I wasnt thinking claiming the house to boot her out but if its part his then he can enter it to get his stuff. He should warn her though out of courtesy

Mongolia · 24/01/2010 13:52

It is a bit late to suggest for your DH to sit with his mother, mention how valuable some of those things were to him, how her attitude is distancing him from her, and to be allowed to choose some to keep for himself pass onto your children?

Once they are chosen, what she does with the rest, is water under the bridge?

mateykatie · 24/01/2010 14:03

This is really quite sad.

Is there no hope of just sitting down and talking things through?

Do you/MIL have a mutual friend who might be willing to play peacemaker?

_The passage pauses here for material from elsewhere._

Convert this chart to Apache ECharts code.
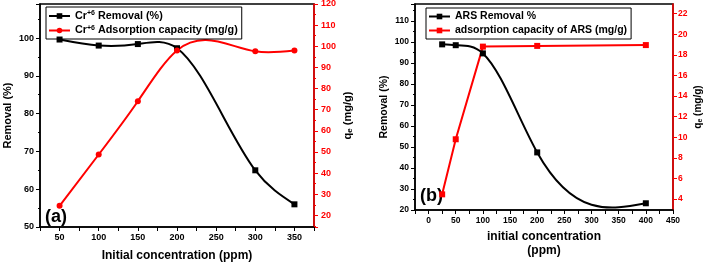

MrsL123 · 24/01/2010 14:09

There's plenty of information about your rights on www.direct.gov.uk

But I agree that you need to see a solicitor asap. The house will probably come into this too (especially if MIL's name isn't on the deeds), and your DH should get everything he is entitled to, his dad and grandad would have wanted it. Why should your DH buy a house from your MIL that he might legally own anyway?! Niceness only gets you so far.

An interesting point, some of the info from the directgov site:

"If you weren't married or registered civil partners, you won't automatically get a share of your partner's estate if they don't make a will. If they haven't provided for you in some other way, your only option is to make a claim under the Inheritance (Provision for Family and Dependants) Act 1975 - see the next section.

If you feel that you have not received reasonable financial provision from the estate, you may be able to make a claim under the Inheritance (Provision for Family and Dependants) Act 1975. To make a claim you must have a particular type of relationship with the deceased, such as child, spouse, civil partner, dependant or cohabitee.

Bear in mind that if you were living with the deceased as a partner but weren't married or in a civil partnership, you'll need to show that you've been 'maintained either wholly or partly by the deceased' - this can be difficult to prove if you've both contributed to your life together.

You need to make a claim within six months of the date of the grant of letters of administration.

This is quite a complicated area and a claim may not succeed. It's advisable to ask a solicitor's advice. They would charge for this service."

And also -

"If there is a husband, wife or civil partner, but no other relatives
The husband, wife or registered civil partner gets everything (but an unmarried or unregistered partner gets nothing)."

Trifle · 24/01/2010 14:58

How long has this stuff been stored in your MIL's house? If it is of such sentimental value how come you havent collected it before?

pranma · 24/01/2010 20:09

If Dh's mum and dad were not married then unless there is a will everything is legally your dh's including the house.Change the locks,take what you want and call her bluff.